TO DO:
Begin at the top of the records below and return each line exactly through the line with "const chartData = order.map(k => pgv[k]);". Skip pictures.
# start of TASK MATERIAL
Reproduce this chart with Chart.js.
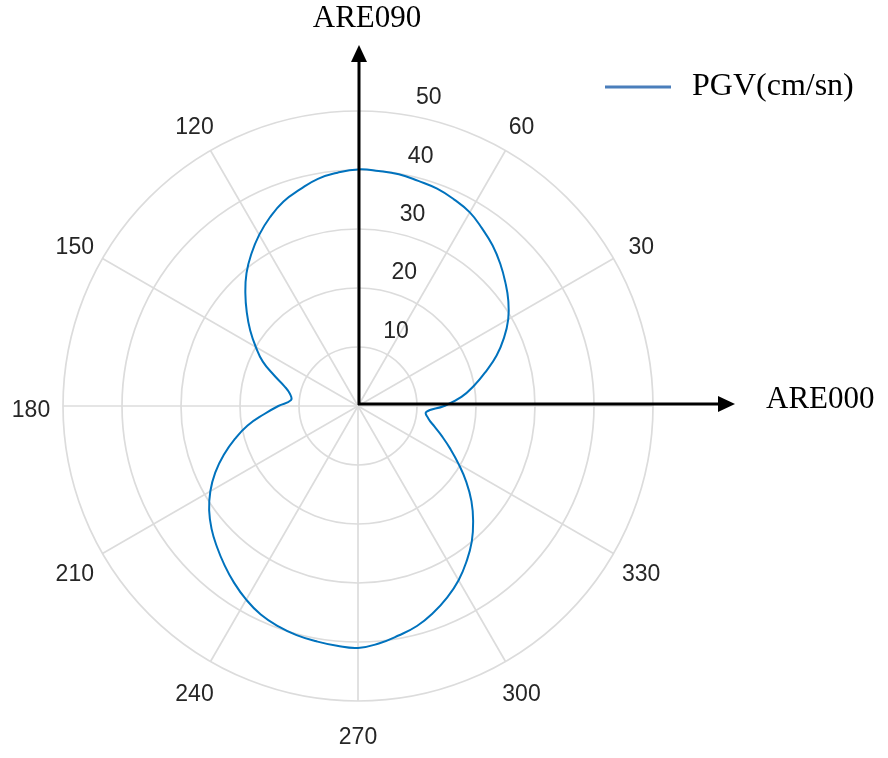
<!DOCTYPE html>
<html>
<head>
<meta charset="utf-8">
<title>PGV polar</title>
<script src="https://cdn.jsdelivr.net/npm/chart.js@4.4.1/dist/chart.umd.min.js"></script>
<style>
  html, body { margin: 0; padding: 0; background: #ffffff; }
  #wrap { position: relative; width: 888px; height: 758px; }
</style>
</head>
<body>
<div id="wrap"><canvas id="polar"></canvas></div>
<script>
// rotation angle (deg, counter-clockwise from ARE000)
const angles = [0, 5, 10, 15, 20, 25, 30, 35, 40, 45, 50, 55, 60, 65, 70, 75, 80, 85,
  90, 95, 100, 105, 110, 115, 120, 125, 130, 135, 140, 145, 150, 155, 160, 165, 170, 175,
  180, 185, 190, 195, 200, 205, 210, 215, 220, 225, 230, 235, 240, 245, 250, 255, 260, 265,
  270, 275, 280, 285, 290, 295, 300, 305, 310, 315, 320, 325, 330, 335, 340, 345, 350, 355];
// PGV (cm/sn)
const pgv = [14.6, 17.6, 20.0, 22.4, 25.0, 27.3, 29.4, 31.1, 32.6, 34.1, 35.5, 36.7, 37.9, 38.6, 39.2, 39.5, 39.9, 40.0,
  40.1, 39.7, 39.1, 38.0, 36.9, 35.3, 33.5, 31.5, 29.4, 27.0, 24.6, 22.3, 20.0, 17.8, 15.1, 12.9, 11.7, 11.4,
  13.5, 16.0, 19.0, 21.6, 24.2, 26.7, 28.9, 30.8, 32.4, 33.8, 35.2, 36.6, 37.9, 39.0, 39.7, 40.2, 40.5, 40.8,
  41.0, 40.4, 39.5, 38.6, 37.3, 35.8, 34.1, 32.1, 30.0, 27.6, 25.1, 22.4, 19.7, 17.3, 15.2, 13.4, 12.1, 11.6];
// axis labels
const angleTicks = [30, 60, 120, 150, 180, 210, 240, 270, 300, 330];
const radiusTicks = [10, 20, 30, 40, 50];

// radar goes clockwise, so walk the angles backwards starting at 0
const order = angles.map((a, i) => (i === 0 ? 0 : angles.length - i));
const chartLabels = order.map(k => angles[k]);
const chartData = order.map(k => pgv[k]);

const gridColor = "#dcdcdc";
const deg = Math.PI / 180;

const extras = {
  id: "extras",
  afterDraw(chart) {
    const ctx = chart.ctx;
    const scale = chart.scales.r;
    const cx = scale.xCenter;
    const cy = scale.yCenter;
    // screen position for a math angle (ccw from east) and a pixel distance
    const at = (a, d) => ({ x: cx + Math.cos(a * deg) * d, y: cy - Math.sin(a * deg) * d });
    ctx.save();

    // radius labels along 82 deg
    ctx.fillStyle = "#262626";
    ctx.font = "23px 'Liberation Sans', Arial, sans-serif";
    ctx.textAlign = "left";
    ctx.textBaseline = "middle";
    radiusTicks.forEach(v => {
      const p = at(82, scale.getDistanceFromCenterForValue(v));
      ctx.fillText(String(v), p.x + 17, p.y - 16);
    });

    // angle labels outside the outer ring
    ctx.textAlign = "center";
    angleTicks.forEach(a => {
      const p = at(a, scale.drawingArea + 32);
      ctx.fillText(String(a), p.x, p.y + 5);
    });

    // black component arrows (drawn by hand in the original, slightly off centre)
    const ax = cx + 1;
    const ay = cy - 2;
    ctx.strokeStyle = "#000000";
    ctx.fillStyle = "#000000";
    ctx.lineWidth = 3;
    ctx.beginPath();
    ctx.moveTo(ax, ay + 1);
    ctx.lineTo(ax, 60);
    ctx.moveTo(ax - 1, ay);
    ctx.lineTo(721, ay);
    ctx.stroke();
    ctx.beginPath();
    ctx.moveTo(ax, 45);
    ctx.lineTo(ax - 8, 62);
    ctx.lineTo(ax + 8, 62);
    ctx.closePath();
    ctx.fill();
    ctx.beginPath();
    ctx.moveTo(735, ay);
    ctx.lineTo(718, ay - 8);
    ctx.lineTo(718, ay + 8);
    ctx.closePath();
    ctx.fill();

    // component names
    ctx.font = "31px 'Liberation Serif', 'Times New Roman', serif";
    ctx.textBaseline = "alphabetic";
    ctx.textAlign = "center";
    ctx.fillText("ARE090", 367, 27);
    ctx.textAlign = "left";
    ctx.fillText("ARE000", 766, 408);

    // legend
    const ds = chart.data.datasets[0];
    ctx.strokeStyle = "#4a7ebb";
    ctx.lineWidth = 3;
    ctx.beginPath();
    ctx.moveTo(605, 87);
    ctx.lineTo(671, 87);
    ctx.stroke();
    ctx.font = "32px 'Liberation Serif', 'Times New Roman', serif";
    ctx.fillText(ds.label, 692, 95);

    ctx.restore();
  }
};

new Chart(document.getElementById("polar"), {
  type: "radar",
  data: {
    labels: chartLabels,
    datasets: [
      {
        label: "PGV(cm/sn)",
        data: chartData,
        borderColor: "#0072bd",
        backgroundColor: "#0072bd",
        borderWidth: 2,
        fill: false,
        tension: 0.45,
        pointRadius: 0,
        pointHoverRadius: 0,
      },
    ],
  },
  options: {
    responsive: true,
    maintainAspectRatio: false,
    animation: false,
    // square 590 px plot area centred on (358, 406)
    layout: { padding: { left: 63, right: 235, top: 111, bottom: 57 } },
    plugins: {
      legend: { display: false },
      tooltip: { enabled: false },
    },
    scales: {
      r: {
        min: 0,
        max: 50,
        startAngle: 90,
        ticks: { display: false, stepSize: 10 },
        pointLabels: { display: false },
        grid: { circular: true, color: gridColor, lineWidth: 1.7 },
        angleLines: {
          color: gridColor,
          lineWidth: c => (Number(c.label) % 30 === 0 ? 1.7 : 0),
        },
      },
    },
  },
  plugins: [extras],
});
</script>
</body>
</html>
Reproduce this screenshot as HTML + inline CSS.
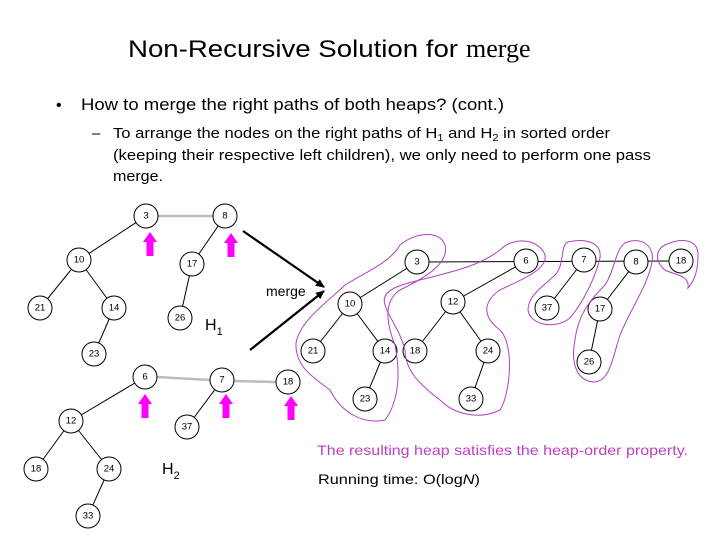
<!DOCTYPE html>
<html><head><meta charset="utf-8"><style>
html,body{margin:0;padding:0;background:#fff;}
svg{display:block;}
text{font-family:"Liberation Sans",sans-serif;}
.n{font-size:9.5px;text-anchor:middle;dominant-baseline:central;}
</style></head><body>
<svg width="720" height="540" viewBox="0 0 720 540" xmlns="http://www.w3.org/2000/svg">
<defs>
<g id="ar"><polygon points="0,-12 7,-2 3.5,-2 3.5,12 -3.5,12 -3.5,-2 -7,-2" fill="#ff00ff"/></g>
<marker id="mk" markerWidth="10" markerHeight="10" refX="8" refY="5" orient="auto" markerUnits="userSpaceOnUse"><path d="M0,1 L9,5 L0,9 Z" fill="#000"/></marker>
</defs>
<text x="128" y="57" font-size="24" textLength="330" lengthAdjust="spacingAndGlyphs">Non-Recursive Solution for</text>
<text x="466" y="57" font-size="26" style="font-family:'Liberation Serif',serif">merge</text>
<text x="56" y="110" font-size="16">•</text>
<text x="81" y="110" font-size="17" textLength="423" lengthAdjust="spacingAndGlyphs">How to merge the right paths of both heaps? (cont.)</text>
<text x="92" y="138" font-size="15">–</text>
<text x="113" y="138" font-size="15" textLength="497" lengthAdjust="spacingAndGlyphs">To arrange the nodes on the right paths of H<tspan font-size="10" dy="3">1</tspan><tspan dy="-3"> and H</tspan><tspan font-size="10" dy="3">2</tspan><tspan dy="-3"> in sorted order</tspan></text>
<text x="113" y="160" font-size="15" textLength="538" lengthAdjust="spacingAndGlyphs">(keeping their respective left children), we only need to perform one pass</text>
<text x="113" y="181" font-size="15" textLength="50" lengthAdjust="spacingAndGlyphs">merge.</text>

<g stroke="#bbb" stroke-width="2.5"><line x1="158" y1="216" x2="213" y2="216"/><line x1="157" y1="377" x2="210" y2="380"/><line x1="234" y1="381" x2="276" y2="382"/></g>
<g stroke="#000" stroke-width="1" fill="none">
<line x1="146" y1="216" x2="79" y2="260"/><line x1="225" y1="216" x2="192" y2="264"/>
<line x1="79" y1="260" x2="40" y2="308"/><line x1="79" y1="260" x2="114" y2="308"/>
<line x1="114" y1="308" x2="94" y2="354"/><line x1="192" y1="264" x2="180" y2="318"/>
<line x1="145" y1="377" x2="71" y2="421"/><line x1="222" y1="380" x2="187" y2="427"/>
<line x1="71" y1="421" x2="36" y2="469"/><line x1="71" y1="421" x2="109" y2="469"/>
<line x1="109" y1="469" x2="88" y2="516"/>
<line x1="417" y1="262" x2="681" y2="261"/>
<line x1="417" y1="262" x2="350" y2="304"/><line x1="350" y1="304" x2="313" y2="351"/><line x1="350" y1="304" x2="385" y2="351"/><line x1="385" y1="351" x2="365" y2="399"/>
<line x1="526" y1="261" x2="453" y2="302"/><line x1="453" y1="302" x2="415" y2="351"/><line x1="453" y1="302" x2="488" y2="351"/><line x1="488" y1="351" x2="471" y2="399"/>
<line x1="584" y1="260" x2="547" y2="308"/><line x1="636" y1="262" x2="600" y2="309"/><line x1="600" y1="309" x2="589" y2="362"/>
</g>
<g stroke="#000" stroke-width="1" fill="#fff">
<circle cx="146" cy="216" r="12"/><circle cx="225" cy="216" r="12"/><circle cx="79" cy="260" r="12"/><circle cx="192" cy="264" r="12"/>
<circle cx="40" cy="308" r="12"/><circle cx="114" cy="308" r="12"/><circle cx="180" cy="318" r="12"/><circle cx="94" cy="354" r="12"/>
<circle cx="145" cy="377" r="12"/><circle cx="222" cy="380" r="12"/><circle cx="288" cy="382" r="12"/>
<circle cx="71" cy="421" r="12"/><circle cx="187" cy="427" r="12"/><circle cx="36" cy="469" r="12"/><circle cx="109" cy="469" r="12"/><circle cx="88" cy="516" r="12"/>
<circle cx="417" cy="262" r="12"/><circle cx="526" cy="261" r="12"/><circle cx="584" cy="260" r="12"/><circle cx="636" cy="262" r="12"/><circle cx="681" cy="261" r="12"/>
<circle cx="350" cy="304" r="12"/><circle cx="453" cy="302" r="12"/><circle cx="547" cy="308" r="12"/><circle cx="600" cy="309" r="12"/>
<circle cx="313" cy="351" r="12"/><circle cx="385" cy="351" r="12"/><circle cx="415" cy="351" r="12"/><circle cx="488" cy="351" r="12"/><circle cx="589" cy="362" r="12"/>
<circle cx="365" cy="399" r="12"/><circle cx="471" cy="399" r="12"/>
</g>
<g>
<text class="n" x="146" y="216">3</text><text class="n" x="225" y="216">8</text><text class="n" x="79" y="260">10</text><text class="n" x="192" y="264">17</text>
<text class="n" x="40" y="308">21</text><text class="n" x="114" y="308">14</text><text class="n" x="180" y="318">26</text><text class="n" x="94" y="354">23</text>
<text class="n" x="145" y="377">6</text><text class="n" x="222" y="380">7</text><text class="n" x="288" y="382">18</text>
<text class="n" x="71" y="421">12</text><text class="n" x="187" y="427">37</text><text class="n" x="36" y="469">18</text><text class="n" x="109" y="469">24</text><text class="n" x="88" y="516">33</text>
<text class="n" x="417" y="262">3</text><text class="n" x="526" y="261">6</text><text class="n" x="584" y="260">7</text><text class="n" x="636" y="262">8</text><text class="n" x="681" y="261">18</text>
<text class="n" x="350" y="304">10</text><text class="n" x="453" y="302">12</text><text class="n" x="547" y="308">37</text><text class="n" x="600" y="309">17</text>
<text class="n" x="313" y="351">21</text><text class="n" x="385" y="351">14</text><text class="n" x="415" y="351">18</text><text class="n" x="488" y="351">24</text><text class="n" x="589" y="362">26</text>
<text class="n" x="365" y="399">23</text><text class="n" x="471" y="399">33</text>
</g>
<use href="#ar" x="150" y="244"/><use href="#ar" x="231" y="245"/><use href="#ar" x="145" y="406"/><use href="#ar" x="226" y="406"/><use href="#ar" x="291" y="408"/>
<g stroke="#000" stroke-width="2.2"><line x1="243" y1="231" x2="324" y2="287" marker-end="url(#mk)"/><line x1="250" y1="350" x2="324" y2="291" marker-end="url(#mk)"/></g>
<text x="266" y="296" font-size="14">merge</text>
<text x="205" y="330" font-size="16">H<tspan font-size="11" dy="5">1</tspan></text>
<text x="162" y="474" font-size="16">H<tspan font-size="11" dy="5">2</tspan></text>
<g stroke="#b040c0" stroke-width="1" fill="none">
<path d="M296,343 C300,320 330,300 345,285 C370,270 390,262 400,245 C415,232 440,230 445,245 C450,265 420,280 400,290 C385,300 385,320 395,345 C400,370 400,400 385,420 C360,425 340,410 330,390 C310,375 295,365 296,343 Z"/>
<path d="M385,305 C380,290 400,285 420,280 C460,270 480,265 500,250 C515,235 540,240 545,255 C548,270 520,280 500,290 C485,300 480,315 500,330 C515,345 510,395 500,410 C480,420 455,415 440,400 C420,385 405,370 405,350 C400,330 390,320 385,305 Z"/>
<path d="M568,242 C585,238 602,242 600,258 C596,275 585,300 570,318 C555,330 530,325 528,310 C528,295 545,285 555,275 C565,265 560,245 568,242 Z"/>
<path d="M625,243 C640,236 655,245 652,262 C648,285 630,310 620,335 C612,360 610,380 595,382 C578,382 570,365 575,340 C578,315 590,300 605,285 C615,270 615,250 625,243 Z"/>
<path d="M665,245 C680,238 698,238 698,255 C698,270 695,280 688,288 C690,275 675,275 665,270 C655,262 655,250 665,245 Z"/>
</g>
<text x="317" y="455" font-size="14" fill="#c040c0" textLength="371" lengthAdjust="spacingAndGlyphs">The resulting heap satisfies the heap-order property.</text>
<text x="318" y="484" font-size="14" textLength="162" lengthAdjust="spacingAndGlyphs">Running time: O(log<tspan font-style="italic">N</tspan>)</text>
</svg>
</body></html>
# end of TASK MATERIAL
TASK OUTPUT:
Reproduce this chart with Chart.js.
<!DOCTYPE html>
<html>
<head>
<meta charset="utf-8">
<title>PGV polar</title>
<script src="https://cdn.jsdelivr.net/npm/chart.js@4.4.1/dist/chart.umd.min.js"></script>
<style>
  html, body { margin: 0; padding: 0; background: #ffffff; }
  #wrap { position: relative; width: 888px; height: 758px; }
</style>
</head>
<body>
<div id="wrap"><canvas id="polar"></canvas></div>
<script>
// rotation angle (deg, counter-clockwise from ARE000)
const angles = [0, 5, 10, 15, 20, 25, 30, 35, 40, 45, 50, 55, 60, 65, 70, 75, 80, 85,
  90, 95, 100, 105, 110, 115, 120, 125, 130, 135, 140, 145, 150, 155, 160, 165, 170, 175,
  180, 185, 190, 195, 200, 205, 210, 215, 220, 225, 230, 235, 240, 245, 250, 255, 260, 265,
  270, 275, 280, 285, 290, 295, 300, 305, 310, 315, 320, 325, 330, 335, 340, 345, 350, 355];
// PGV (cm/sn)
const pgv = [14.6, 17.6, 20.0, 22.4, 25.0, 27.3, 29.4, 31.1, 32.6, 34.1, 35.5, 36.7, 37.9, 38.6, 39.2, 39.5, 39.9, 40.0,
  40.1, 39.7, 39.1, 38.0, 36.9, 35.3, 33.5, 31.5, 29.4, 27.0, 24.6, 22.3, 20.0, 17.8, 15.1, 12.9, 11.7, 11.4,
  13.5, 16.0, 19.0, 21.6, 24.2, 26.7, 28.9, 30.8, 32.4, 33.8, 35.2, 36.6, 37.9, 39.0, 39.7, 40.2, 40.5, 40.8,
  41.0, 40.4, 39.5, 38.6, 37.3, 35.8, 34.1, 32.1, 30.0, 27.6, 25.1, 22.4, 19.7, 17.3, 15.2, 13.4, 12.1, 11.6];
// axis labels
const angleTicks = [30, 60, 120, 150, 180, 210, 240, 270, 300, 330];
const radiusTicks = [10, 20, 30, 40, 50];

// radar goes clockwise, so walk the angles backwards starting at 0
const order = angles.map((a, i) => (i === 0 ? 0 : angles.length - i));
const chartLabels = order.map(k => angles[k]);
const chartData = order.map(k => pgv[k]);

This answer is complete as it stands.